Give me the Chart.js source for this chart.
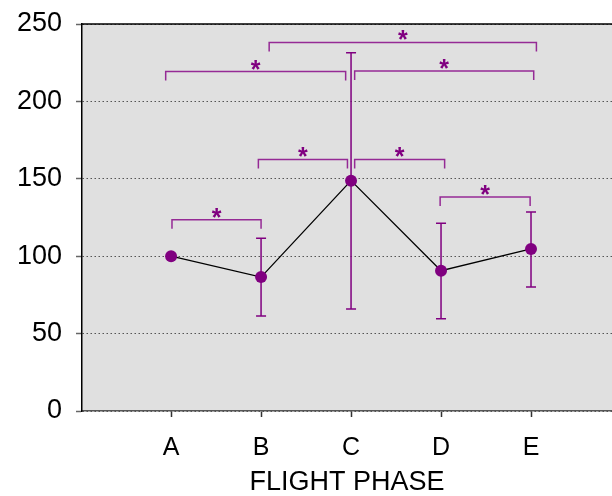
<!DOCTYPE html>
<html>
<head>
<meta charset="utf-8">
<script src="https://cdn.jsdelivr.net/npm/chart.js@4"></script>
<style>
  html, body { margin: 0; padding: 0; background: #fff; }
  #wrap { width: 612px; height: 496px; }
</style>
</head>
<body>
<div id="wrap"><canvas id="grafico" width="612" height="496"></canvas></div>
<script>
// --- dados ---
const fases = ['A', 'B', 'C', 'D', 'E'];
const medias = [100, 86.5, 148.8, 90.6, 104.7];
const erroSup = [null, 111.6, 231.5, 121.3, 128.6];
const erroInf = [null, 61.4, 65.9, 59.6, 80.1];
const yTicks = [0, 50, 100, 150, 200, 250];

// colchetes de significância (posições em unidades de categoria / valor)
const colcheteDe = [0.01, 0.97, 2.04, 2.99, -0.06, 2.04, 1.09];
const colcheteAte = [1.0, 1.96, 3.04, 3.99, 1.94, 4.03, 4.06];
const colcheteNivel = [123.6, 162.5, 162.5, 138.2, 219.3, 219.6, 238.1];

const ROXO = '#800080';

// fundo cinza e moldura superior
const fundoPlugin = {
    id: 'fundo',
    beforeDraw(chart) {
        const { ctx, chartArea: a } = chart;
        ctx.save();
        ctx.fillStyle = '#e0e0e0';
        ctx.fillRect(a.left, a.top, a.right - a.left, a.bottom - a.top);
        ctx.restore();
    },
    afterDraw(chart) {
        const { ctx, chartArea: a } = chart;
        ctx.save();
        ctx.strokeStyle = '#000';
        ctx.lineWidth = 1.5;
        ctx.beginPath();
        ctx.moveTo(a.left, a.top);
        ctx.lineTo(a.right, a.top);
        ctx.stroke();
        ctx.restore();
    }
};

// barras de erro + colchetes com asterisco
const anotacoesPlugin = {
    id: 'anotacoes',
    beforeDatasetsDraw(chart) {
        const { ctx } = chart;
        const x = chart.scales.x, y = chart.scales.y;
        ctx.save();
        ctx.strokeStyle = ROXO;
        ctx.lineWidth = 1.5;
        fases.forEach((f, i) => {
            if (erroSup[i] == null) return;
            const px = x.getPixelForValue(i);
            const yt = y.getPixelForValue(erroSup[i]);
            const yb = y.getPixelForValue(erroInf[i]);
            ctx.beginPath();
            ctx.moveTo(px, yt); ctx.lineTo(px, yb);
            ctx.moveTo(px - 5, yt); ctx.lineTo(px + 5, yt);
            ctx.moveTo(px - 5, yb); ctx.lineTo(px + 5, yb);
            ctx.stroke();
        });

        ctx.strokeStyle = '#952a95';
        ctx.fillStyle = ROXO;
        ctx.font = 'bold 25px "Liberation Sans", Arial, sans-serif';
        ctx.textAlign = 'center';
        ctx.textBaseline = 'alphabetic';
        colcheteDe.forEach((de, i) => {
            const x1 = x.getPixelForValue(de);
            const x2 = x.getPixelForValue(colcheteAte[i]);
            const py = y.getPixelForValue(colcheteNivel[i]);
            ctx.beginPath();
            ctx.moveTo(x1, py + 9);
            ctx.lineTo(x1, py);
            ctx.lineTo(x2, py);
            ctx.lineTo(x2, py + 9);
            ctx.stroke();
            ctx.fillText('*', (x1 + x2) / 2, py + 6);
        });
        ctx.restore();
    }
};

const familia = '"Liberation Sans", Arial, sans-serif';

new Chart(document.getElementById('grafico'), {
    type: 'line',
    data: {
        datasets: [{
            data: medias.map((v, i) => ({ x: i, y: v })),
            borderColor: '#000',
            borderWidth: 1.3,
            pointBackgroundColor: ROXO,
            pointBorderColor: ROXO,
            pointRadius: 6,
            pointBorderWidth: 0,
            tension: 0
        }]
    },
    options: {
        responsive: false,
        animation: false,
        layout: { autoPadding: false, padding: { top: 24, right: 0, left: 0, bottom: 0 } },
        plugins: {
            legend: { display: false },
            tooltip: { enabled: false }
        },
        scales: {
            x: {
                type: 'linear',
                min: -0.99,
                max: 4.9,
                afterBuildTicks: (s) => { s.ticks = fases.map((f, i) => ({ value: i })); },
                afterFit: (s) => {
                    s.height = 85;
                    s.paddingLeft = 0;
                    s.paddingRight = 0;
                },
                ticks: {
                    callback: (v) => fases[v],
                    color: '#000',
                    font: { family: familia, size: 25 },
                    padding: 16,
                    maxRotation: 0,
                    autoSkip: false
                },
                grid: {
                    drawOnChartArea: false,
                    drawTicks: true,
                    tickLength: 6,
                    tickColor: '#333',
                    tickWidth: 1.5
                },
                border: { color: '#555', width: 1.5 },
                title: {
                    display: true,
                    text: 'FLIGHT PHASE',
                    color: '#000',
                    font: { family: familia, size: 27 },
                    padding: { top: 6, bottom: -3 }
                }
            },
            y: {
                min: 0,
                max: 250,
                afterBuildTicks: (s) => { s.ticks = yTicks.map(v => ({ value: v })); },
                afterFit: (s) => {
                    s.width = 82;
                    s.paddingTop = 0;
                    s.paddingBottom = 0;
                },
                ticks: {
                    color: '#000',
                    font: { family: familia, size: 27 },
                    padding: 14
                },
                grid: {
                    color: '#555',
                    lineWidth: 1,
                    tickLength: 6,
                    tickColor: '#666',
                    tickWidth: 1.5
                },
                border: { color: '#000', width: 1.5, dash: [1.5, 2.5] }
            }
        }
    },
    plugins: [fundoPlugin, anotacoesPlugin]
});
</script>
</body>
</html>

——————————

The problem:
Extract the full listing above verbatim; pictures are to be left out of the copy.

Answer in full:
Give me the Chart.js source for this chart.
<!DOCTYPE html>
<html>
<head>
<meta charset="utf-8">
<script src="https://cdn.jsdelivr.net/npm/chart.js@4"></script>
<style>
  html, body { margin: 0; padding: 0; background: #fff; }
  #wrap { width: 612px; height: 496px; }
</style>
</head>
<body>
<div id="wrap"><canvas id="grafico" width="612" height="496"></canvas></div>
<script>
// --- dados ---
const fases = ['A', 'B', 'C', 'D', 'E'];
const medias = [100, 86.5, 148.8, 90.6, 104.7];
const erroSup = [null, 111.6, 231.5, 121.3, 128.6];
const erroInf = [null, 61.4, 65.9, 59.6, 80.1];
const yTicks = [0, 50, 100, 150, 200, 250];

// colchetes de significância (posições em unidades de categoria / valor)
const colcheteDe = [0.01, 0.97, 2.04, 2.99, -0.06, 2.04, 1.09];
const colcheteAte = [1.0, 1.96, 3.04, 3.99, 1.94, 4.03, 4.06];
const colcheteNivel = [123.6, 162.5, 162.5, 138.2, 219.3, 219.6, 238.1];

const ROXO = '#800080';

// fundo cinza e moldura superior
const fundoPlugin = {
    id: 'fundo',
    beforeDraw(chart) {
        const { ctx, chartArea: a } = chart;
        ctx.save();
        ctx.fillStyle = '#e0e0e0';
        ctx.fillRect(a.left, a.top, a.right - a.left, a.bottom - a.top);
        ctx.restore();
    },
    afterDraw(chart) {
        const { ctx, chartArea: a } = chart;
        ctx.save();
        ctx.strokeStyle = '#000';
        ctx.lineWidth = 1.5;
        ctx.beginPath();
        ctx.moveTo(a.left, a.top);
        ctx.lineTo(a.right, a.top);
        ctx.stroke();
        ctx.restore();
    }
};

// barras de erro + colchetes com asterisco
const anotacoesPlugin = {
    id: 'anotacoes',
    beforeDatasetsDraw(chart) {
        const { ctx } = chart;
        const x = chart.scales.x, y = chart.scales.y;
        ctx.save();
        ctx.strokeStyle = ROXO;
        ctx.lineWidth = 1.5;
        fases.forEach((f, i) => {
            if (erroSup[i] == null) return;
            const px = x.getPixelForValue(i);
            const yt = y.getPixelForValue(erroSup[i]);
            const yb = y.getPixelForValue(erroInf[i]);
            ctx.beginPath();
            ctx.moveTo(px, yt); ctx.lineTo(px, yb);
            ctx.moveTo(px - 5, yt); ctx.lineTo(px + 5, yt);
            ctx.moveTo(px - 5, yb); ctx.lineTo(px + 5, yb);
            ctx.stroke();
        });

        ctx.strokeStyle = '#952a95';
        ctx.fillStyle = ROXO;
        ctx.font = 'bold 25px "Liberation Sans", Arial, sans-serif';
        ctx.textAlign = 'center';
        ctx.textBaseline = 'alphabetic';
        colcheteDe.forEach((de, i) => {
            const x1 = x.getPixelForValue(de);
            const x2 = x.getPixelForValue(colcheteAte[i]);
            const py = y.getPixelForValue(colcheteNivel[i]);
            ctx.beginPath();
            ctx.moveTo(x1, py + 9);
            ctx.lineTo(x1, py);
            ctx.lineTo(x2, py);
            ctx.lineTo(x2, py + 9);
            ctx.stroke();
            ctx.fillText('*', (x1 + x2) / 2, py + 6);
        });
        ctx.restore();
    }
};

const familia = '"Liberation Sans", Arial, sans-serif';

new Chart(document.getElementById('grafico'), {
    type: 'line',
    data: {
        datasets: [{
            data: medias.map((v, i) => ({ x: i, y: v })),
            borderColor: '#000',
            borderWidth: 1.3,
            pointBackgroundColor: ROXO,
            pointBorderColor: ROXO,
            pointRadius: 6,
            pointBorderWidth: 0,
            tension: 0
        }]
    },
    options: {
        responsive: false,
        animation: false,
        layout: { autoPadding: false, padding: { top: 24, right: 0, left: 0, bottom: 0 } },
        plugins: {
            legend: { display: false },
            tooltip: { enabled: false }
        },
        scales: {
            x: {
                type: 'linear',
                min: -0.99,
                max: 4.9,
                afterBuildTicks: (s) => { s.ticks = fases.map((f, i) => ({ value: i })); },
                afterFit: (s) => {
                    s.height = 85;
                    s.paddingLeft = 0;
                    s.paddingRight = 0;
                },
                ticks: {
                    callback: (v) => fases[v],
                    color: '#000',
                    font: { family: familia, size: 25 },
                    padding: 16,
                    maxRotation: 0,
                    autoSkip: false
                },
                grid: {
                    drawOnChartArea: false,
                    drawTicks: true,
                    tickLength: 6,
                    tickColor: '#333',
                    tickWidth: 1.5
                },
                border: { color: '#555', width: 1.5 },
                title: {
                    display: true,
                    text: 'FLIGHT PHASE',
                    color: '#000',
                    font: { family: familia, size: 27 },
                    padding: { top: 6, bottom: -3 }
                }
            },
            y: {
                min: 0,
                max: 250,
                afterBuildTicks: (s) => { s.ticks = yTicks.map(v => ({ value: v })); },
                afterFit: (s) => {
                    s.width = 82;
                    s.paddingTop = 0;
                    s.paddingBottom = 0;
                },
                ticks: {
                    color: '#000',
                    font: { family: familia, size: 27 },
                    padding: 14
                },
                grid: {
                    color: '#555',
                    lineWidth: 1,
                    tickLength: 6,
                    tickColor: '#666',
                    tickWidth: 1.5
                },
                border: { color: '#000', width: 1.5, dash: [1.5, 2.5] }
            }
        }
    },
    plugins: [fundoPlugin, anotacoesPlugin]
});
</script>
</body>
</html>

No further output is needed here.